One of the things I’m most loving ’bout my year long blogging goal is how it’s helping me to find my voice. It’s been an awesome challenge to figure out how to say what I want to say in 500(ish) words. And, how to speak my truth in a way that feels good to me without worrying about what other people think.
In other words, how to speak my truth with grace.
This is what I call my voice. It’s me, my thoughts, my words, my beliefs shared with grace and compassion and hopefully a little humor. You don’t have to love it, you don’t even have to agree with it, that’s not what MY voice is about. MY voice is about me, clearly sharing myself in a way that I feel good about. So that I feel confident no matter the outcome.

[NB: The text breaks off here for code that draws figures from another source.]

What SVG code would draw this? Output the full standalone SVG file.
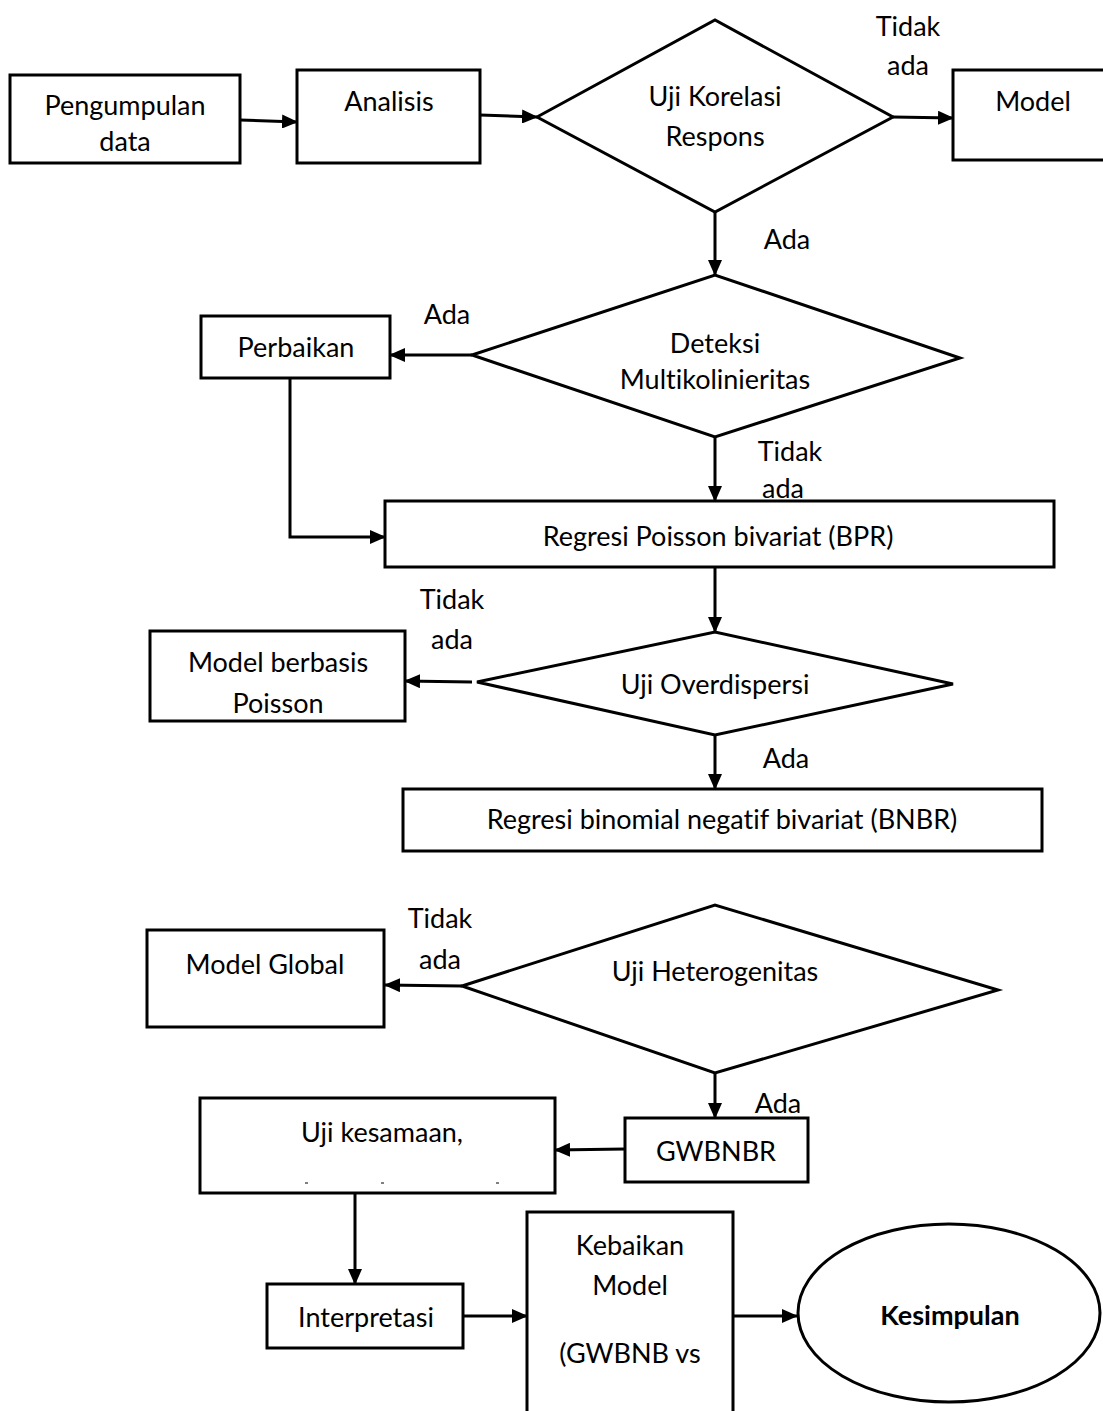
<svg xmlns="http://www.w3.org/2000/svg" width="1103" height="1411" viewBox="0 0 1103 1411">
<style>
.n{fill:#fff;stroke:#000;stroke-width:3}
.t{font-family:Lato,"Noto Sans",sans-serif;font-size:27px;fill:#000;text-anchor:middle;dominant-baseline:central;font-variant-ligatures:none;font-feature-settings:"liga" 0}
.b{font-weight:bold}
.c{fill:none;stroke:#000;stroke-width:3}
</style>
<defs>
<marker id="a" markerUnits="userSpaceOnUse" markerWidth="16" markerHeight="14" refX="15" refY="7" orient="auto">
<path d="M0,0 L16,7 L0,14 Z" fill="#000"/>
</marker>
</defs>
<rect width="1103" height="1411" fill="#fff"/>
<g id="connectors">
<line class="c" x1="240" y1="120" x2="297" y2="122" marker-end="url(#a)"/>
<line class="c" x1="480" y1="115" x2="537" y2="117" marker-end="url(#a)"/>
<line class="c" x1="893" y1="117" x2="953" y2="118" marker-end="url(#a)"/>
<line class="c" x1="715" y1="212" x2="715" y2="275" marker-end="url(#a)"/>
<line class="c" x1="472" y1="355" x2="390" y2="355" marker-end="url(#a)"/>
<polyline class="c" points="290,378 290,537 385,537" marker-end="url(#a)"/>
<line class="c" x1="715" y1="437" x2="715" y2="501" marker-end="url(#a)"/>
<line class="c" x1="715" y1="567" x2="715" y2="632" marker-end="url(#a)"/>
<line class="c" x1="472" y1="682" x2="405" y2="681" marker-end="url(#a)"/>
<line class="c" x1="715" y1="735" x2="715" y2="789" marker-end="url(#a)"/>
<line class="c" x1="462" y1="986" x2="385" y2="985" marker-end="url(#a)"/>
<line class="c" x1="715" y1="1073" x2="715" y2="1118" marker-end="url(#a)"/>
<line class="c" x1="625" y1="1149" x2="555" y2="1150" marker-end="url(#a)"/>
<line class="c" x1="355" y1="1193" x2="355" y2="1284" marker-end="url(#a)"/>
<line class="c" x1="463" y1="1316" x2="527" y2="1316" marker-end="url(#a)"/>
<line class="c" x1="733" y1="1316" x2="797" y2="1316" marker-end="url(#a)"/>
<text class="t" x="908" y="25">Tidak</text>
<text class="t" x="908" y="64">ada</text>
<text class="t" x="787" y="238">Ada</text>
<text class="t" x="447" y="313">Ada</text>
<text class="t" x="790" y="450">Tidak</text>
<text class="t" x="783" y="487">ada</text>
<text class="t" x="452" y="598">Tidak</text>
<text class="t" x="452" y="638">ada</text>
<text class="t" x="786" y="757">Ada</text>
<text class="t" x="440" y="917">Tidak</text>
<text class="t" x="440" y="958">ada</text>
<text class="t" x="778" y="1102">Ada</text>
</g>
<g id="pengumpulan">
<rect class="n" x="10" y="75" width="230" height="88"/>
<text class="t" x="125" y="104">Pengumpulan</text>
<text class="t" x="125" y="140">data</text>
</g>
<g id="analisis">
<rect class="n" x="297" y="70" width="183" height="93"/>
<text class="t" x="389" y="100">Analisis</text>
</g>
<g id="uji-korelasi">
<polygon class="n" points="537,117 715,20 893,117 715,212"/>
<text class="t" x="715" y="95">Uji Korelasi</text>
<text class="t" x="715" y="135">Respons</text>
</g>
<g id="model">
<rect class="n" x="953" y="70" width="160" height="90"/>
<text class="t" x="1033" y="100">Model</text>
</g>
<g id="deteksi">
<polygon class="n" points="472,355 715,275 960,358 715,437"/>
<text class="t" x="715" y="342">Deteksi</text>
<text class="t" x="715" y="378">Multikolinieritas</text>
</g>
<g id="perbaikan">
<rect class="n" x="201" y="316" width="189" height="62"/>
<text class="t" x="296" y="346">Perbaikan</text>
</g>
<g id="bpr">
<rect class="n" x="385" y="501" width="669" height="66"/>
<text class="t" x="718" y="535">Regresi Poisson bivariat (BPR)</text>
</g>
<g id="uji-overdispersi">
<polygon class="n" points="477,682 715,632 953,684 715,735"/>
<text class="t" x="715" y="683">Uji Overdispersi</text>
</g>
<g id="model-poisson">
<rect class="n" x="150" y="631" width="255" height="90"/>
<text class="t" x="278" y="661">Model berbasis</text>
<text class="t" x="278" y="702">Poisson</text>
</g>
<g id="bnbr">
<rect class="n" x="403" y="789" width="639" height="62"/>
<text class="t" x="722" y="818">Regresi binomial negatif bivariat (BNBR)</text>
</g>
<g id="uji-heterogenitas">
<polygon class="n" points="462,986 715,905 998,990 715,1073"/>
<text class="t" x="715" y="970">Uji Heterogenitas</text>
</g>
<g id="model-global">
<rect class="n" x="147" y="930" width="237" height="97"/>
<text class="t" x="265" y="963">Model Global</text>
</g>
<g id="gwbnbr">
<rect class="n" x="625" y="1118" width="183" height="64"/>
<text class="t" x="716" y="1150">GWBNBR</text>
</g>
<g id="uji-kesamaan">
<rect class="n" x="200" y="1098" width="355" height="95"/>
<text class="t" x="382" y="1131">Uji kesamaan,</text>
<g stroke="#000" stroke-width="1"><line x1="305" y1="1183" x2="308" y2="1183"/><line x1="381" y1="1183" x2="384" y2="1183"/><line x1="496" y1="1183" x2="499" y2="1183"/></g>
</g>
<g id="interpretasi">
<rect class="n" x="267" y="1284" width="196" height="64"/>
<text class="t" x="366" y="1316">Interpretasi</text>
</g>
<g id="kebaikan">
<path class="n" d="M527,1420 V1212 H733 V1420"/>
<text class="t" x="630" y="1244">Kebaikan</text>
<text class="t" x="630" y="1284">Model</text>
<text class="t" x="630" y="1352">(GWBNB vs</text>
</g>
<g id="kesimpulan">
<ellipse class="n" cx="949" cy="1313" rx="151" ry="89"/>
<text class="t b" x="950" y="1314">Kesimpulan</text>
</g>
</svg>
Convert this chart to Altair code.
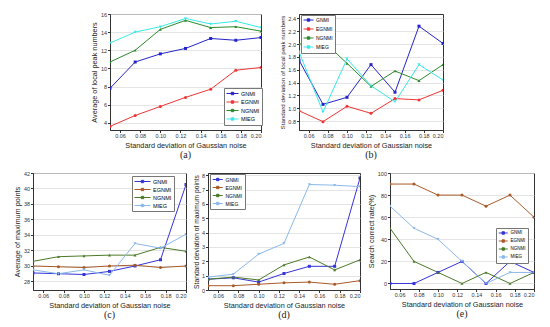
import altair as alt
import pandas as pd

# ---------------- data ----------------
x_noise = [0.05, 0.075, 0.10, 0.125, 0.15, 0.175, 0.20]
x_ticks = [0.06, 0.08, 0.10, 0.12, 0.14, 0.16, 0.18, 0.20]
series_names = ["GNMI", "EGNMI", "NGNMI", "MIEG"]

# (a) Average of local peak numbers
a_gnmi = [7.8, 10.7, 11.6, 12.2, 13.3, 13.1, 13.4]
a_egnmi = [3.6, 4.8, 5.8, 6.8, 7.7, 9.8, 10.1]
a_ngnmi = [10.7, 12.0, 14.3, 15.3, 14.5, 14.6, 14.1]
a_mieg = [12.8, 14.0, 14.6, 15.5, 14.9, 15.2, 14.5]
a_ticks = [4, 6, 8, 10, 12, 14, 16]

# (b) Standard deviation of local peak numbers
b_gnmi = [1.75, 1.06, 1.17, 1.68, 1.25, 2.28, 2.01]
b_egnmi = [0.96, 0.79, 1.03, 0.92, 1.15, 1.13, 1.28]
b_ngnmi = [2.00, 2.05, 1.70, 1.34, 1.58, 1.43, 1.68]
b_mieg = [1.88, 0.94, 1.77, 1.35, 1.10, 1.68, 1.44]
b_ticks = [0.8, 1.0, 1.2, 1.4, 1.6, 1.8, 2.0, 2.2, 2.4]

# (c) Average of maximum points
c_gnmi = [29.1, 29.0, 28.9, 29.3, 30.0, 30.8, 40.5]
c_egnmi = [30.0, 29.9, 29.8, 30.0, 30.1, 29.8, 30.0]
c_ngnmi = [30.6, 31.2, 31.3, 31.4, 31.4, 32.4, 31.9]
c_mieg = [29.5, 29.0, 29.5, 28.8, 32.9, 32.3, 34.1]
c_ticks = [28, 30, 32, 34, 36, 38, 40, 42]

# (d) Standard deviation of maximum points
d_gnmi = [0.75, 0.85, 0.55, 1.15, 1.65, 1.65, 7.8]
d_egnmi = [0.3, 0.3, 0.4, 0.5, 0.55, 0.4, 0.65]
d_ngnmi = [0.75, 0.9, 0.7, 1.75, 2.3, 1.4, 2.1]
d_mieg = [0.9, 1.1, 2.5, 3.25, 7.35, 7.3, 7.2]
d_ticks = [0, 1, 2, 3, 4, 5, 6, 7, 8]

# (e) Search correct rate (%)
e_gnmi = [0, 0, 10, 20, 0, 20, 10]
e_egnmi = [90, 90, 80, 80, 70, 80, 60]
e_ngnmi = [50, 20, 10, 0, 10, 0, 10]
e_mieg = [70, 50, 40, 20, 0, 10, 10]
e_ticks = [0, 20, 40, 60, 80, 100]

top_colors = ["#2424c8", "#f03434", "#2c8a2c", "#38e8e8"]
bot_colors = ["#3434d8", "#a85a28", "#4c7a28", "#8ab8ea"]
shapes = ["square", "circle", "triangle-up", "triangle-down"]

FONT = "Liberation Sans, Arial, sans-serif"
SERIF = "Liberation Serif, Times New Roman, serif"


def legend_symbol(w, h):
    # line segment of w px with a small square marker, in a symbol box of h px
    scale = h / 2.0
    r = -1 + w / scale
    cx = -1 + w / (2 * scale)
    q = 1.2 / scale
    return (f"M-1,0H{r:.3f}M{cx - q:.3f},{-q:.3f}H{cx + q:.3f}"
            f"V{q:.3f}H{cx - q:.3f}Z")


def make_df(vals):
    rows = []
    for name, ys in zip(series_names, vals):
        for xv, yv in zip(x_noise, ys):
            rows.append({"x": xv, "y": yv, "s": name})
    return pd.DataFrame(rows)


def panel(vals, ydom, yticks, yfmt, ytitle, tfs, cap, colors, width, height,
          lx, ly, rowpad, symw, symh, lfs):
    df = make_df(vals)
    leg = alt.Legend(
        title=None, orient="none", legendX=lx, legendY=ly,
        labelFontSize=lfs, labelFont=FONT,
        symbolType=legend_symbol(symw, symh),
        symbolSize=symh * symh, rowPadding=rowpad,
        padding=2, strokeColor="#777777", fillColor="white",
        labelOffset=2 + (symw - symh), symbolStrokeWidth=1, zindex=5,
    )
    xenc = alt.X("x:Q",
                 scale=alt.Scale(domain=[0.05, 0.20], nice=False, zero=False),
                 axis=alt.Axis(values=x_ticks, format=".2f",
                               title="Standard deviation of Gaussian noise",
                               grid=False))
    yenc = alt.Y("y:Q",
                 scale=alt.Scale(domain=ydom, nice=False, zero=False),
                 axis=alt.Axis(values=yticks, format=yfmt, title=ytitle,
                               titleFontSize=tfs, grid=True))
    cscale = alt.Scale(domain=series_names, range=colors)
    lines = alt.Chart(df).mark_line(strokeWidth=1, clip=True).encode(
        x=xenc, y=yenc,
        color=alt.Color("s:N", scale=cscale, sort=series_names, legend=leg),
    )
    layers = [lines]
    for name, shp in zip(series_names, shapes):
        layers.append(
            alt.Chart(df).transform_filter(alt.datum.s == name)
            .mark_point(filled=True, size=9, opacity=1, clip=True, shape=shp)
            .encode(x=xenc, y=yenc,
                    color=alt.Color("s:N", scale=cscale, legend=None))
        )
    return alt.layer(*layers).properties(
        width=width, height=height,
        title=alt.TitleParams(cap, orient="bottom", font=SERIF, fontSize=10,
                              fontWeight="normal", offset=2, color="#222222"),
    )


pa = panel([a_gnmi, a_egnmi, a_ngnmi, a_mieg], [3.2, 16], a_ticks, "d",
           "Average of local peak numbers", 7.3, "(a)", top_colors,
           151, 116, 114, 74, 1.5, 12, 6, 5.5)
pb = panel([b_gnmi, b_egnmi, b_ngnmi, b_mieg], [0.66, 2.47], b_ticks, ".1f",
           "Standard deviation of local peak numbers", 6.2, "(b)", top_colors,
           144, 116, 2, 1, 1, 10, 5, 5)
pc = panel([c_gnmi, c_egnmi, c_ngnmi, c_mieg], [26.9, 42], c_ticks, "d",
           "Average of maximum points", 7.3, "(c)", bot_colors,
           153, 117, 99, 3, 1, 16, 6, 5.5)
pd_ = panel([d_gnmi, d_egnmi, d_ngnmi, d_mieg], [0, 8.15], d_ticks, "d",
            "Standard deviation of maximum points", 6.7, "(d)", bot_colors,
            152, 117, 2, 1, 1, 10, 5.5, 5)
pe = panel([e_gnmi, e_egnmi, e_ngnmi, e_mieg], [-5, 100], e_ticks, "d",
           "Search correct rate(%)", 7.3, "(e)", bot_colors,
           144, 116, 106, 55, 0, 9, 4.5, 4.5)

spacer = alt.Chart(pd.DataFrame({"x": [0]})).mark_point(opacity=0).encode(
    x=alt.X("x:Q", axis=None), y=alt.Y("x:Q", axis=None)
).properties(width=40, height=116, view=alt.ViewBackground(strokeOpacity=0))


def indep(c):
    return c.resolve_scale(color="independent").resolve_legend(color="independent")


top = indep(alt.hconcat(spacer, pa, pb, spacing=16))
bottom = indep(alt.hconcat(pc, pd_, pe, spacing=5))

chart = indep(alt.vconcat(top, bottom, spacing=9)).properties(
    padding={"left": 4, "top": 3, "right": 0, "bottom": 0}
).configure_axis(
    labelFont=FONT, titleFont=FONT, labelFontSize=5.5, titleFontSize=7.3,
    titleFontWeight="normal", tickSize=2.5, tickColor="#333333",
    domainColor="#333333", labelColor="#333333", titleColor="#222222",
    gridColor="#dddddd", gridWidth=0.8, labelPadding=1, titlePadding=2,
    domainWidth=1,
).configure_view(
    stroke="#333333", strokeWidth=1
)

chart.save("out.html", embed_options={"renderer": "svg", "actions": False})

The same applies to you and your voice.
The more you speak your truth, the more awesome-fitting jobs, relationships, support systems and partners in crime you’ll draw into your life. And the more confident, peaceful and sure you’ll feel no matter the situation.
Finding your voice = befriending yourself.
Here are 4 essentials to finding your voice and speaking your truth:
To find your voice you’ve got to practice using it. Like finding the perfect jeans you’ve got to try out different stances, levels of compassion, viewpoints and vocab in order to find what fits best.
This can’t be done in your head. You’ve got to get your body involved for it to become comfortable and your new normal. Talk it out with friends, mentors or any support system, even the mirror can help. Write it out in journals, blogs, letters, poems, songs, you name it. Anything that helps you create an actual friendship (not a fantasy of a friendship) with you, your truth and your voice.
2. Pay attention to how you FEEL.
The thing about your voice and your truth is that it’ll feel good to you. You’ll feel peaceful, confident, sure no matter the outcome. If you feel tense, pissed, constricted, or worried about what other people think then it’s not your voice (yet).
So as you practice speaking your truth take time to pay attention to how it makes you feel. Are you happy with what it brings your way? Do you want more of what it creates in your life? This’ll tell you when you’re on the right track or missing the mark.
3. Embrace the “I can’t” statements.
We all have internal glass ceilings. They’re usually complete blind spots to us.
They’re things we believe we can’t do, or can’t say, or can’t want and remain loved. If speaking your truth, or thinking about speaking your truth, brings up “I can’t” statements then we’ve hit on something important. These blocks, beliefs and glass ceilings are what’s actually in your way.
4. Ask for help releasing the blocks.
When we’re missing something we want in our life (like more money, relationships, happiness, passion) it tells us that we’re not yet able to possess that thing. If we knew how to have it, how to do it, how to feel it, it’d already be part of our life. So instead of asking for help “getting what we want” ask for help releasing the blocks to allowing it into our lives. When it comes to your voice that means asking for help releasing the “I can’t” statements that hold you back.
It doesn’t matter how connected you are to your truth, if you have a belief that says, “I can’t say that” you’ll never be able to speak your truth. Make sense?